Un jour, Eugénie va visiter «les champs d’esclaves» et «ça fait mal», lance-t-elle, en appuyant sur le «mal». Larmes pour les ancêtres et larmes pour une histoire non-dite.
Guy Arnouvel a encore sa maman : Gertrude a 107 ans. «Tout ce que je sais de l’esclavage me vient d’elle», dit Guy, fièrement. La grand-mère de Gertrude a été libérée en 1848 à l’âge de 6 ans. Analphabète, vivant dans une paillote, elle confie plus tard ses quatre fils, dont le père de Gertrude, aux prêtres. «Ils en ont fait des nègres instruits, des laboratoires» s’insurge Guy, qui avoue supporter difficilement la mentalité que les pères ont inculqué à SON père. «Il ne supportait pas le fait qu’il soit noir. Il rejetait même le fait d’être descendant d’esclave. Il était très instruit mais on lui a enlevé tout ce qui faisait de lui un homme digne… avec la "grosse tête" qu’il avait» regrette-t-il.
Chanter la liberté
(Image : S. Bilé)
«Oh Oh, Victor Schoelcher, jamais nos cœurs ne changeront. Schoelcher doit briller comme une étoile à l’orient», chante Jeanne Cavigny. La mélodie, entendue dans la lointaine enfance, est revenue par un jour de hasard. «J’ai décidé de bien l’apprendre». La voilà, en 2007, fredonnée par une grand-mère de 87 ans.
(Image : S. Bilé)
Eugène Nestoret lui dame le pion, avec ses 105 ans : «Souviens-toi Saint-Domingue,(…) la liberté, la liberté a posé son drapeau pour ne plus jamais voir revenir l’esclavage». Le regard un peu perdu, le patriarche a rassemblé ses souvenirs pour interpréter devant la famille réunie, un chant célébrant l’abolition.

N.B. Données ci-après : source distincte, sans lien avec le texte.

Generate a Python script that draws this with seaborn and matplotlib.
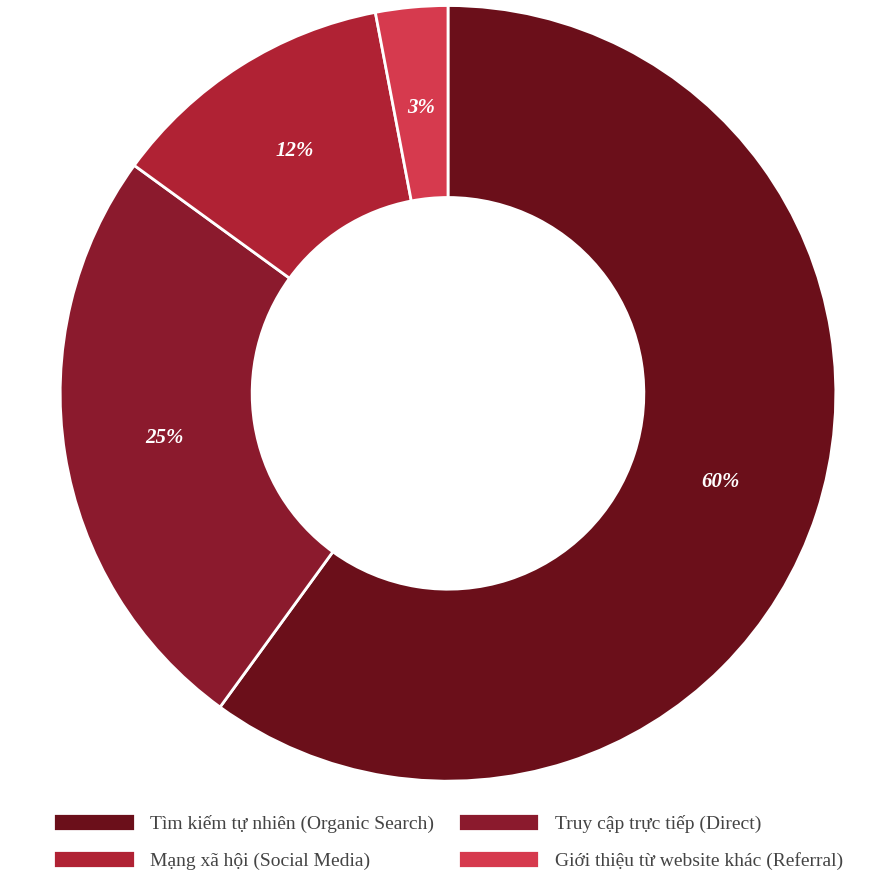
import matplotlib
matplotlib.use("Agg")
import matplotlib.pyplot as plt
import seaborn as sns

sns.set_theme(style="white")
plt.rcParams['font.family'] = ['Liberation Serif', 'DejaVu Serif']

labels = ["Tìm kiếm tự nhiên (Organic Search)", "Truy cập trực tiếp (Direct)",
          "Mạng xã hội (Social Media)", "Giới thiệu từ website khác (Referral)"]
values = [60, 25, 12, 3]
colors = ["#6B0F1A", "#8B1A2D", "#B02234", "#D63A4E"]

fig = plt.figure(figsize=(8.96, 8.96), dpi=100)
ax = fig.add_axes([0.065, 0.126, 0.87, 0.87])
wedges, texts, autotexts = ax.pie(values, colors=colors, startangle=90, counterclock=False,
       autopct='%d%%', pctdistance=0.74,
       wedgeprops=dict(width=0.495, edgecolor='white', linewidth=2))
for t in autotexts:
    t.set_color('white'); t.set_fontsize(15); t.set_fontweight('bold'); t.set_fontstyle('italic')
ax.set_xlim(-1.005, 1.005)
ax.set_ylim(-1.005, 1.005)
ax.set_aspect('equal')
order = [0, 2, 1, 3]
fig.legend([wedges[i] for i in order], [labels[i] for i in order], loc='lower center', ncol=2,
           frameon=False, fontsize=14, handlelength=4.2, handleheight=1.0, columnspacing=1.2,
           labelspacing=0.9, labelcolor='#444444', bbox_to_anchor=(0.5, 0.01))
fig.savefig("out.png", dpi=100, facecolor='white')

Des entretiens sans préjugé sur les préjugés
(Image : Serge Bilé)
«Je me sentais méprisée par ma grand-mère», se souvient Gisèle Jannas. «Elle m’aimait, mais…»
Le père de Gisèle était blanc, sa mère noire. La grand-mère fumait le cigare, le soir, au clair de lune et racontait l’histoire de l’arrière-arrière-grand-père de Gisèle, libéré par la volonté du baron d’Angleberne, qui lui donna une terre. Un fier, cet affranchi.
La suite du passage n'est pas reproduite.